According to the Tories the real story here isn’t that we have a Prime Minister who isn’t doing his job, it’s that some people had the nerve to complain about it. Of course it had nothing to do with the SNP that Johnson’s location was discovered. It was entirely his own decision to go and spend his holidays in an area where there’s majority support for independence and expect that the locals would simply tug their forelocks and defer to him. Instead one of those locals was irked enough to tip off the press. That’s how we really bag Tories these days.

The Tories are very clearly at a loss about what to do in order to counter the rising support for Scottish independence. This week’s opinion poll which put support for independence at 55% has only deepened their sense of panic. There was a report in the press that Michael Gove had embarked upon some meetings with, ahem ‘senior politicians’ from other parties to cobble together a joint plan to prevent independence. He met with Jack McConnell, George Galloway, and Danny Alexander. Senior politicians? Really?  Gove, McConnell, Galloway, and Alexander, the four horsemen of the Crapocalypse. What an unholy alliance and a sure sign that Nicola really has the Tories rattled.

The independence movement in Scotland and its determination that Scotland has an absolute right to another independence referendum is driven by a simple belief. “Scotland’s inalienable right to self-determination includes the right to decide how to exercise that right… To deny it would be to say that of all the nations of the world today we had no national right to self-determination.” That was George Galloway writing in Radical Scotland magazine in 1983. Now he’s cosying up with the Tories, with the founder of UKIP Alan Sked, and with the British establishment. Always the rebel, eh, George? What a tosser. And I don't mean of the cable variety.
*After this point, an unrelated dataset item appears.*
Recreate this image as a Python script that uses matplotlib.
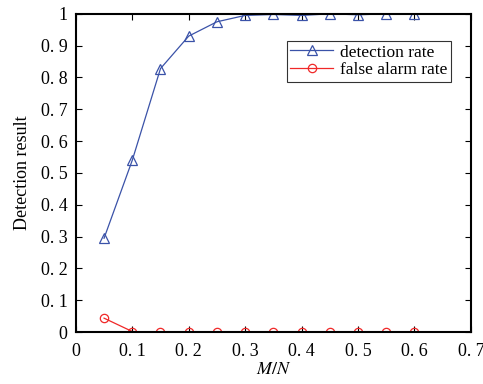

However it’s clear that the Conservatives realise that they cannot prevent Scottish independence simply by saying no to another referendum. That may work as a short term tactic, but ultimately it will prove self-defeating. If Michael Gove was so confident that all his government had to do in order to prevent independence was to keep saying no, then he wouldn’t be meeting with George Galloway. Gove has already implicitly accepted that there will have to be another referendum when he tweeted that gerrymandering (boundary manipulation) the franchise for that referendum was an “interesting idea”. If he really believed that there would never be another referendum, that Downing Street could say no forever, then gerrymandering the franchise for a referendum that was never going to happen wouldn’t be very interesting at all.

Meanwhile Scottish Tory MSP Rachel Hamilton has made a bit of an arse of herself on social media by tweeting that Scotland has been “overrun by SNP bigots and separatists”. Yep, that's the way to persuade all those Scottish people who support independence to fall back in love with the Tories. All they’ve got left are insults and the frustrated wails of those who are starting to realise that their Great British castle is built on sand, and the Scottish tide is rising.